Secondo le Nazioni Unite la RDC nel 2020 era al 175 posto nella classifica mondiale per livello di sviluppo umano (Human Development Index). Tale dato deve essere letto alla luce dell’immensa potenzialità che il Paese ha grazie alle importanti riserve minerarie. Il sottosuolo congolese è ricco di oro, diamanti, rame, gas naturali e coltan. Quest’ultima lega metallica è presente per l’80% nella RDC, concentrandosi nella regione del Kivu. L’importanza che il coltan riveste per la nostra quotidianità è ormai un dato pacifico e si lega ad un discorso sullo sfruttamento della terra che è radicato nella politica di accaparramento del monarca Leopoldo II che utilizzava la RDC come un proprio possedimento. Con la fine del colonialismo l’uso personale della terra non è terminato e il Congo non è mai stato consegnato ai congolesi.
Dopo lo sfruttamento da parte delle compagnie coloniali belghe, con l’indipendenza i vari presidenti che si sono succeduti hanno mantenuto una politica che ammiccava al neocolonialismo, favorendo la presenza di importanti compagnie straniere che potessero approvvigionarsi nel territorio congolese. Il principale strumento che hanno le multinazionali estere è dato dalle royalty, tasse che l’investitore estero paga allo Stato per poter sfruttare le miniere. Il tasso irrisorio delle royalty (che va dal 3,5% al 10% a seconda dell’attività estrattiva svolta) costituisce un incentivo per la presenza delle compagnie che determina un motivo di attrito con la popolazione locale e con i gruppi criminali, i quali sono impegnati in attività illegali di estrazione e commercio di minerali. Va anche sottolineato che le stesse multinazionali estere fanno riferimento ad una supply chain complessa e lunga, e dunque è difficile garantire la trasparenza dei fornitori, le cui attività possono confondersi con quelle realizzate in favore degli stessi gruppi criminali. In un paese il cui reddito medio è di $ 34 al mese (World Bank) infatti le maglie della legalità sono sottili e le stesse società estere possono avere collaboratori locali che sfruttano manodopera minorile.

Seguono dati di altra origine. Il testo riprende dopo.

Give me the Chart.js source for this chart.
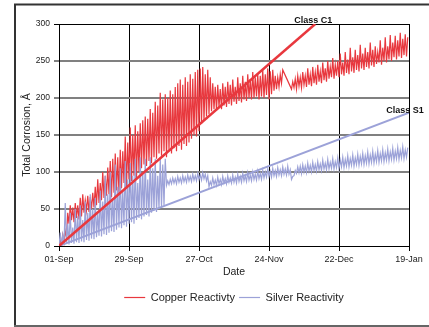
<!DOCTYPE html>
<html>
<head>
<meta charset="utf-8">
<script src="https://cdn.jsdelivr.net/npm/chart.js@4.4.1/dist/chart.umd.min.js"></script>
<style>
    html, body { margin: 0; padding: 0; background: #fff; overflow: hidden; }
    #chart { display: block; }
</style>
</head>
<body>
<canvas id="chart" width="429" height="327"></canvas>
<script>
    // ── Data: one low/high pair per day since 01-Sep ──
    const dateLabels = ['01-Sep', '29-Sep', '27-Oct', '24-Nov', '22-Dec', '19-Jan'];

    const copperLow = [
        0, 3, 5, 12, 30, 35, 32, 38, 36, 40,
        45, 48, 46, 50, 52, 55, 58, 62, 65, 68,
        70, 66, 72, 75, 70, 78, 85, 80, 90, 88,
        95, 92, 100, 105, 110, 108, 115, 112, 120, 118,
        125, 122, 128, 120, 130, 125, 132, 128, 135, 130,
        138, 135, 140, 145, 150, 148, 155, 165, 170, 175,
        178, 182, 185, 183, 188, 185, 190, 188, 192, 190,
        195, 192, 196, 194, 198, 196, 200, 198, 200, 202,
        198, 202, 200, 204, 198, 205, 210, 212, 215, 220,
        null, null, null, 212, 214, 212, 216, 214, 218, 215,
        218, 216, 220, 218, 222, 220, 224, 222, 226, 228,
        226, 230, 228, 232, 230, 234, 232, 236, 234, 238,
        236, 240, 238, 242, 240, 244, 242, 246, 248, 245,
        250, 248, 252, 250, 255, 252, 256, 254, 258, 256
    ];
    const copperHigh = [
        8, 15, 20, 45, 55, 52, 58, 55, 65, 70,
        62, 68, 66, 72, 80, 90, 85, 100, 95, 106,
        115, 118, 125, 120, 130, 128, 148, 140, 160, 150,
        163, 155, 166, 170, 175, 172, 185, 180, 195, 190,
        207, 198, 205, 200, 210, 205, 215, 220, 225, 218,
        228, 222, 232, 226, 235, 238, 240, 242, 232, 238,
        228, 220, 215, 218, 212, 220, 215, 222, 218, 225,
        215, 228, 220, 230, 222, 232, 225, 235, 228, 232,
        230, 238, 232, 240, 236, 238, 230, 228, 232, 238,
        null, null, null, 222, 226, 230, 228, 235, 230, 240,
        232, 242, 235, 245, 236, 248, 240, 250, 242, 254,
        245, 250, 260, 248, 262, 252, 268, 255, 265, 258,
        272, 260, 268, 262, 275, 265, 270, 262, 278, 268,
        282, 270, 285, 275, 284, 278, 288, 280, 286, 282
    ];

    const silverLow = [
        0, 0, 2, 3, 2, 4, 3, 5, 4, 6,
        5, 8, 7, 10, 9, 12, 14, 13, 16, 15,
        18, 20, 19, 22, 25, 24, 28, 26, 30, 32,
        30, 35, 38, 36, 40, 42, 40, 45, 48, 46,
        50, 52, 55, 82, 83, 84, 85, 84, 86, 85,
        87, 86, 88, 87, 89, 88, 90, 89, 91, 88,
        80, 82, 83, 82, 84, 83, 85, 84, 86, 85,
        86, 85, 87, 86, 88, 87, 89, 88, 90, 89,
        91, 90, 92, 93, 94, 93, 95, 94, 96, 95,
        97, 96, 97, 90, 95, 98, 99, 98, 100, 99,
        101, 100, 102, 101, 103, 102, 104, 103, 104, 105,
        104, 106, 105, 107, 106, 108, 107, 109, 108, 110,
        109, 111, 110, 112, 111, 113, 112, 114, 113, 115,
        114, 116, 115, 117, 116, 118, 117, 119, 118, 120
    ];
    const silverHigh = [
        18, 15, 58, 30, 45, 25, 50, 40, 55, 35,
        60, 45, 70, 50, 65, 45, 75, 60, 95, 70,
        100, 65, 110, 80, 105, 75, 115, 90, 112, 95,
        118, 85, 120, 100, 118, 90, 120, 105, 118, 95,
        120, 110, 118, 88, 90, 92, 91, 94, 92, 95,
        93, 96, 94, 97, 95, 98, 96, 99, 97, 95,
        87, 92, 89, 93, 90, 94, 91, 95, 92, 96,
        93, 97, 94, 98, 95, 99, 96, 100, 97, 101,
        98, 102, 100, 104, 101, 105, 102, 106, 103, 107,
        104, 108, 103, 94, 102, 107, 108, 110, 108, 112,
        109, 113, 110, 114, 111, 116, 112, 117, 113, 118,
        114, 119, 116, 120, 117, 122, 118, 123, 119, 124,
        121, 125, 122, 127, 123, 128, 124, 129, 125, 130,
        126, 131, 127, 132, 128, 133, 129, 134, 130, 133
    ];

    // Class reference lines (day, value)
    const c1Days = [0, 102.5];
    const c1Values = [0, 300];
    const s1Days = [0, 140];
    const s1Values = [0, 180];

    const COPPER = '#e8383e';
    const SILVER = '#9ca2d8';
    const FONT = "'Liberation Sans', Arial, sans-serif";

    // ── Helper: one reading low, the next half day high ──
    function zigzag(low, high) {
        const pts = [];
        low.forEach((lo, d) => {
            if (lo === null) return;
            pts.push({ x: d, y: lo });
            pts.push({ x: d + 0.5, y: high[d] });
        });
        return pts;
    }

    function pairs(xs, ys) {
        return xs.map((x, i) => ({ x, y: ys[i] }));
    }

    // ── Plugin: page frame (left, top, bottom) behind the chart ──
    const frame = {
        id: 'frame',
        beforeDraw(chart) {
            const ctx = chart.ctx;
            ctx.save();
            ctx.lineWidth = 2;
            ctx.strokeStyle = '#333';
            ctx.beginPath();
            ctx.moveTo(15, 326);
            ctx.lineTo(15, 4.5);
            ctx.lineTo(429, 4.5);
            ctx.stroke();
            ctx.strokeStyle = '#666';
            ctx.beginPath();
            ctx.moveTo(14, 326);
            ctx.lineTo(429, 326);
            ctx.stroke();
            ctx.restore();
        }
    };

    // ── Plugin: centre the legend under the plot area, not the canvas ──
    const legendShift = {
        id: 'legendShift',
        afterLayout(chart) {
            const lg = chart.legend;
            const area = chart.chartArea;
            const dx = (area.left + area.right) / 2 - (lg.left + lg.right) / 2;
            lg.left += dx;
            lg.right += dx;
        }
    };

    // ── Plugin: "Class C1" / "Class S1" tags at the end of the class lines ──
    const classTags = {
        id: 'classTags',
        afterDatasetsDraw(chart) {
            const ctx = chart.ctx;
            ctx.save();
            ctx.font = 'bold 9px ' + FONT;
            ctx.fillStyle = '#111';
            ctx.textAlign = 'center';
            chart.data.datasets.forEach((ds, i) => {
                if (!ds.tag) return;
                const pts = chart.getDatasetMeta(i).data;
                const p = pts[pts.length - 1];
                ctx.fillText(ds.tag, p.x + ds.tagDx, p.y + ds.tagDy);
            });
            ctx.restore();
        }
    };

    Chart.defaults.font.family = FONT;
    Chart.defaults.color = '#222';

    new Chart(document.getElementById('chart'), {
        type: 'line',
        data: {
            datasets: [
                {
                    label: 'Copper Reactivty',
                    data: zigzag(copperLow, copperHigh),
                    borderColor: COPPER,
                    backgroundColor: COPPER,
                    borderWidth: 1.2,
                    pointStyle: 'line',
                    order: 3
                },
                {
                    label: 'Silver Reactivity',
                    data: zigzag(silverLow, silverHigh),
                    borderColor: SILVER,
                    backgroundColor: SILVER,
                    borderWidth: 1.2,
                    pointStyle: 'line',
                    order: 2
                },
                {
                    label: 'Class C1',
                    data: pairs(c1Days, c1Values),
                    borderColor: COPPER,
                    borderWidth: 2.5,
                    order: 0,
                    tag: 'Class C1', tagDx: -2, tagDy: -3
                },
                {
                    label: 'Class S1',
                    data: pairs(s1Days, s1Values),
                    borderColor: SILVER,
                    borderWidth: 2,
                    order: 1,
                    tag: 'Class S1', tagDx: -4, tagDy: -2
                }
            ]
        },
        options: {
            responsive: false,
            animation: false,
            layout: { padding: { left: 17, top: 24, right: 20, bottom: 14 } },
            elements: { point: { radius: 0 }, line: { tension: 0 } },
            plugins: {
                tooltip: { enabled: false },
                legend: {
                    position: 'bottom',
                    labels: {
                        usePointStyle: true,
                        pointStyleWidth: 21,
                        font: { size: 11 },
                        color: '#222',
                        padding: 4,
                        filter: (item) => item.datasetIndex < 2,
                        sort: (a, b) => a.datasetIndex - b.datasetIndex
                    }
                }
            },
            scales: {
                x: {
                    type: 'linear',
                    min: 0,
                    max: 140,
                    afterFit: (s) => { s.height = 42; },
                    ticks: {
                        stepSize: 28,
                        font: { size: 9 },
                        padding: 3,
                        maxRotation: 0,
                        callback: (v) => dateLabels[v / 28]
                    },
                    grid: { color: '#000', lineWidth: 1, tickLength: 5 },
                    border: { color: '#000', width: 1 },
                    title: { display: true, text: 'Date', font: { size: 10.5 }, padding: { top: 2, bottom: 10 } }
                },
                y: {
                    min: 0,
                    max: 300,
                    afterFit: (s) => { s.width = 42; },
                    ticks: { stepSize: 50, font: { size: 8.5 }, padding: 4 },
                    grid: {
                        color: (c) => (c.tick.value === 0 || c.tick.value === 300) ? '#000' : '#808080',
                        lineWidth: (c) => (c.tick.value === 0 || c.tick.value === 300) ? 1 : 2,
                        tickLength: 5
                    },
                    border: { color: '#000', width: 1 },
                    title: { display: true, text: 'Total Corrosion, Å', font: { size: 10.5 }, padding: { top: 4, bottom: 0 } }
                }
            }
        },
        plugins: [frame, legendShift, classTags]
    });
</script>
</body>
</html>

Le stesse Nazioni Unite e l’Unione Europea si sono pronunciate a riguardo proponendo con forza la necessità di regolamentare la materia per garantire un commercio responsabile all’interno di zone di conflitto. Il 1 gennaio di quest’anno è infatti entrato in vigore il regolamento 2017/821, che vincola le imprese che commerciano minerali alla c.d. due diligence, ovvero al dovere di accertarsi dell’origine dei minerali utilizzati e a dichiararne la provenienza. Sebbene sia un timido inizio, il regolamento non prevede l’obbligo di accertamento per il coltan e la strada per un reale sviluppo sostenibile sembra ancora molto lontana.